Charts and diagrams as code
○ ○ ○ ○ ○

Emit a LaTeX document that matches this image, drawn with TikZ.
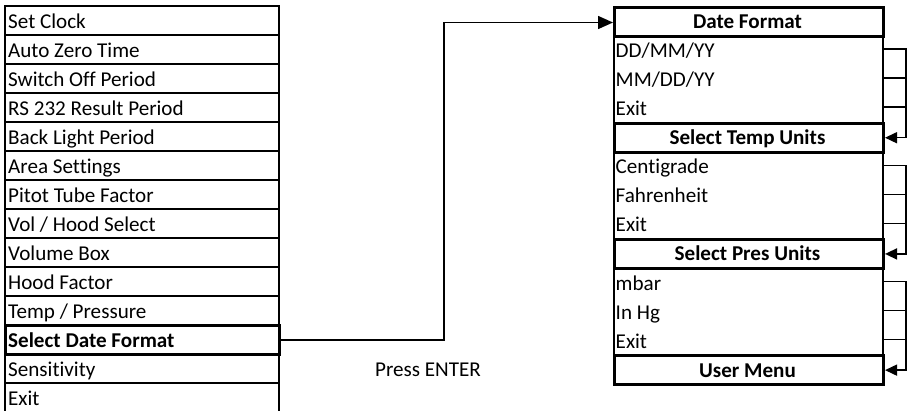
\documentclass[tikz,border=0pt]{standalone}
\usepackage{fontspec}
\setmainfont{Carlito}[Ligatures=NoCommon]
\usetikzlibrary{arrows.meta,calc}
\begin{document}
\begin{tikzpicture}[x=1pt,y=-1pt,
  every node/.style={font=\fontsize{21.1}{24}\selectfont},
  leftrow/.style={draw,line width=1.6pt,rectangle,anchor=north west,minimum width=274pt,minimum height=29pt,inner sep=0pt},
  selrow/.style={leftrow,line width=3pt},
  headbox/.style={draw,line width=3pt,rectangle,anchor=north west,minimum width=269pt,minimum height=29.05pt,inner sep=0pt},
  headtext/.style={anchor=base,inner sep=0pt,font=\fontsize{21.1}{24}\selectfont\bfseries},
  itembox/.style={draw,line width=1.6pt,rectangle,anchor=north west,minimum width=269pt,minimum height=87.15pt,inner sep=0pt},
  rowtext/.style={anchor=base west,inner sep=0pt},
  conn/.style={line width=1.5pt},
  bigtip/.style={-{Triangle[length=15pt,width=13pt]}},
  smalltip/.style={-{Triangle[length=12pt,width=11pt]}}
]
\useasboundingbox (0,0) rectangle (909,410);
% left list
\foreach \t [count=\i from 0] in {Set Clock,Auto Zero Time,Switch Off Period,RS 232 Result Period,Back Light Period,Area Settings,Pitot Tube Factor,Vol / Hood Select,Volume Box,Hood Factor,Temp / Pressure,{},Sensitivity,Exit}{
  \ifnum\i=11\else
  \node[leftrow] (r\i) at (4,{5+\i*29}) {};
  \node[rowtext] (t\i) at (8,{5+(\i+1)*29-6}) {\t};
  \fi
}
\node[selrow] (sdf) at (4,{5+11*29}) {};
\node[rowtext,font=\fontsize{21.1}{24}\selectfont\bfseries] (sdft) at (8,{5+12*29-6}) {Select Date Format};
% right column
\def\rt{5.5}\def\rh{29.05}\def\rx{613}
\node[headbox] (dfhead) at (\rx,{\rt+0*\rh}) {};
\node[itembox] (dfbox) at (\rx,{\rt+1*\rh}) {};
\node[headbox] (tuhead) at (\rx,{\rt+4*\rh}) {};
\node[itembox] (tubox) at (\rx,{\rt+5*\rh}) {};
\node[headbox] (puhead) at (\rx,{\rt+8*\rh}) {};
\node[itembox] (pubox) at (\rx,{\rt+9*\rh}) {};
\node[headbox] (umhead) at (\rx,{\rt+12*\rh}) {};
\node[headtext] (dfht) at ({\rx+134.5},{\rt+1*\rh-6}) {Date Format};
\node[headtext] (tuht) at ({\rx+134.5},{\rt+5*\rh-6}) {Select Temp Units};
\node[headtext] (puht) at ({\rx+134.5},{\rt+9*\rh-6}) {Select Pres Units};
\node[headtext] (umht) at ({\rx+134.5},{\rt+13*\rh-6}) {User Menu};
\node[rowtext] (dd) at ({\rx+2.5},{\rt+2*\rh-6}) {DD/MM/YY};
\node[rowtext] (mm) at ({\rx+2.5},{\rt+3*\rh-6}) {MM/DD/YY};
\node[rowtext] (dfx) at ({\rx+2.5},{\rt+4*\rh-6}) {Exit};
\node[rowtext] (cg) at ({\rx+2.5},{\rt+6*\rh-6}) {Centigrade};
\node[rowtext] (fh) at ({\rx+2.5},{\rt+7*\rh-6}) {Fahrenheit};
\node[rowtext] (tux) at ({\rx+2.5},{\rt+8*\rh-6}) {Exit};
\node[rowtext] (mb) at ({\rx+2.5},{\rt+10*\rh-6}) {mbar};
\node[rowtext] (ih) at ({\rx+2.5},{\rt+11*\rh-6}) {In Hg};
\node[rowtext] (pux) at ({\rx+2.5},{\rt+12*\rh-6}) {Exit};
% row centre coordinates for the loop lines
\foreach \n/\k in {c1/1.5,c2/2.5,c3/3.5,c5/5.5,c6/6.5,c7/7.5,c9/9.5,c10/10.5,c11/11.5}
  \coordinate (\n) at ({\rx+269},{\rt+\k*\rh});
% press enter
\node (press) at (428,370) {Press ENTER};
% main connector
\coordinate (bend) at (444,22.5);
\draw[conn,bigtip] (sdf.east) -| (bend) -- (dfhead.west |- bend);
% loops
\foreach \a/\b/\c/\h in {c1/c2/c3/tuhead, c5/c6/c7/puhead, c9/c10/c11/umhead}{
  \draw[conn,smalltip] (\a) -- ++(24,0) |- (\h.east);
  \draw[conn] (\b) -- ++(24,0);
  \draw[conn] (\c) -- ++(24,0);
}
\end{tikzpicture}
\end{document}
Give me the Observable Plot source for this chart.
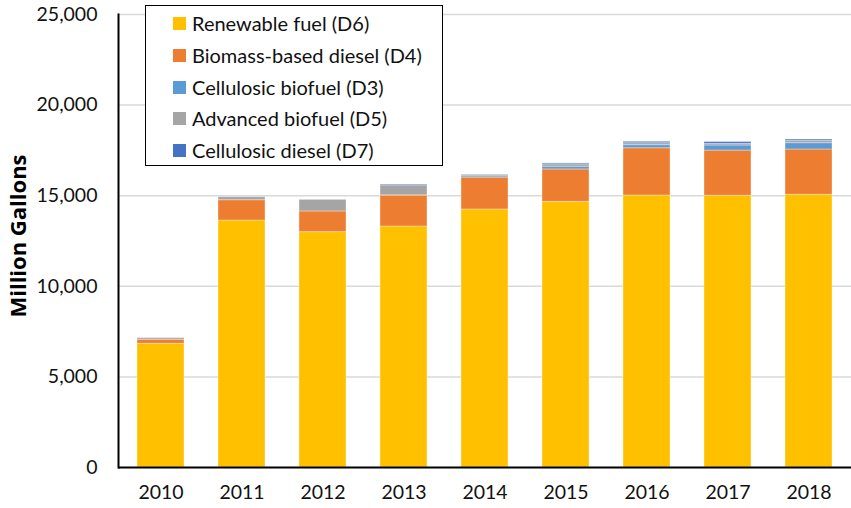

○ ○ ○ ○ ○

Could you repeat all of the material exactly? Pictures should not be copied.

• [Solution for this problem]:
Emit a LaTeX document that matches this image, drawn with TikZ.
\documentclass[tikz,border=0pt]{standalone}
\usepackage{fontspec}
\setmainfont{Carlito}[Ligatures=NoCommon]
\usetikzlibrary{arrows.meta,calc}
\begin{document}
\begin{tikzpicture}[x=1pt,y=-1pt,
  every node/.style={font=\fontsize{21.1}{24}\selectfont},
  leftrow/.style={draw,line width=1.6pt,rectangle,anchor=north west,minimum width=274pt,minimum height=29pt,inner sep=0pt},
  selrow/.style={leftrow,line width=3pt},
  headbox/.style={draw,line width=3pt,rectangle,anchor=north west,minimum width=269pt,minimum height=29.05pt,inner sep=0pt},
  headtext/.style={anchor=base,inner sep=0pt,font=\fontsize{21.1}{24}\selectfont\bfseries},
  itembox/.style={draw,line width=1.6pt,rectangle,anchor=north west,minimum width=269pt,minimum height=87.15pt,inner sep=0pt},
  rowtext/.style={anchor=base west,inner sep=0pt},
  conn/.style={line width=1.5pt},
  bigtip/.style={-{Triangle[length=15pt,width=13pt]}},
  smalltip/.style={-{Triangle[length=12pt,width=11pt]}}
]
\useasboundingbox (0,0) rectangle (909,410);
% left list
\foreach \t [count=\i from 0] in {Set Clock,Auto Zero Time,Switch Off Period,RS 232 Result Period,Back Light Period,Area Settings,Pitot Tube Factor,Vol / Hood Select,Volume Box,Hood Factor,Temp / Pressure,{},Sensitivity,Exit}{
  \ifnum\i=11\else
  \node[leftrow] (r\i) at (4,{5+\i*29}) {};
  \node[rowtext] (t\i) at (8,{5+(\i+1)*29-6}) {\t};
  \fi
}
\node[selrow] (sdf) at (4,{5+11*29}) {};
\node[rowtext,font=\fontsize{21.1}{24}\selectfont\bfseries] (sdft) at (8,{5+12*29-6}) {Select Date Format};
% right column
\def\rt{5.5}\def\rh{29.05}\def\rx{613}
\node[headbox] (dfhead) at (\rx,{\rt+0*\rh}) {};
\node[itembox] (dfbox) at (\rx,{\rt+1*\rh}) {};
\node[headbox] (tuhead) at (\rx,{\rt+4*\rh}) {};
\node[itembox] (tubox) at (\rx,{\rt+5*\rh}) {};
\node[headbox] (puhead) at (\rx,{\rt+8*\rh}) {};
\node[itembox] (pubox) at (\rx,{\rt+9*\rh}) {};
\node[headbox] (umhead) at (\rx,{\rt+12*\rh}) {};
\node[headtext] (dfht) at ({\rx+134.5},{\rt+1*\rh-6}) {Date Format};
\node[headtext] (tuht) at ({\rx+134.5},{\rt+5*\rh-6}) {Select Temp Units};
\node[headtext] (puht) at ({\rx+134.5},{\rt+9*\rh-6}) {Select Pres Units};
\node[headtext] (umht) at ({\rx+134.5},{\rt+13*\rh-6}) {User Menu};
\node[rowtext] (dd) at ({\rx+2.5},{\rt+2*\rh-6}) {DD/MM/YY};
\node[rowtext] (mm) at ({\rx+2.5},{\rt+3*\rh-6}) {MM/DD/YY};
\node[rowtext] (dfx) at ({\rx+2.5},{\rt+4*\rh-6}) {Exit};
\node[rowtext] (cg) at ({\rx+2.5},{\rt+6*\rh-6}) {Centigrade};
\node[rowtext] (fh) at ({\rx+2.5},{\rt+7*\rh-6}) {Fahrenheit};
\node[rowtext] (tux) at ({\rx+2.5},{\rt+8*\rh-6}) {Exit};
\node[rowtext] (mb) at ({\rx+2.5},{\rt+10*\rh-6}) {mbar};
\node[rowtext] (ih) at ({\rx+2.5},{\rt+11*\rh-6}) {In Hg};
\node[rowtext] (pux) at ({\rx+2.5},{\rt+12*\rh-6}) {Exit};
% row centre coordinates for the loop lines
\foreach \n/\k in {c1/1.5,c2/2.5,c3/3.5,c5/5.5,c6/6.5,c7/7.5,c9/9.5,c10/10.5,c11/11.5}
  \coordinate (\n) at ({\rx+269},{\rt+\k*\rh});
% press enter
\node (press) at (428,370) {Press ENTER};
% main connector
\coordinate (bend) at (444,22.5);
\draw[conn,bigtip] (sdf.east) -| (bend) -- (dfhead.west |- bend);
% loops
\foreach \a/\b/\c/\h in {c1/c2/c3/tuhead, c5/c6/c7/puhead, c9/c10/c11/umhead}{
  \draw[conn,smalltip] (\a) -- ++(24,0) |- (\h.east);
  \draw[conn] (\b) -- ++(24,0);
  \draw[conn] (\c) -- ++(24,0);
}
\end{tikzpicture}
\end{document}
Give me the Observable Plot source for this chart.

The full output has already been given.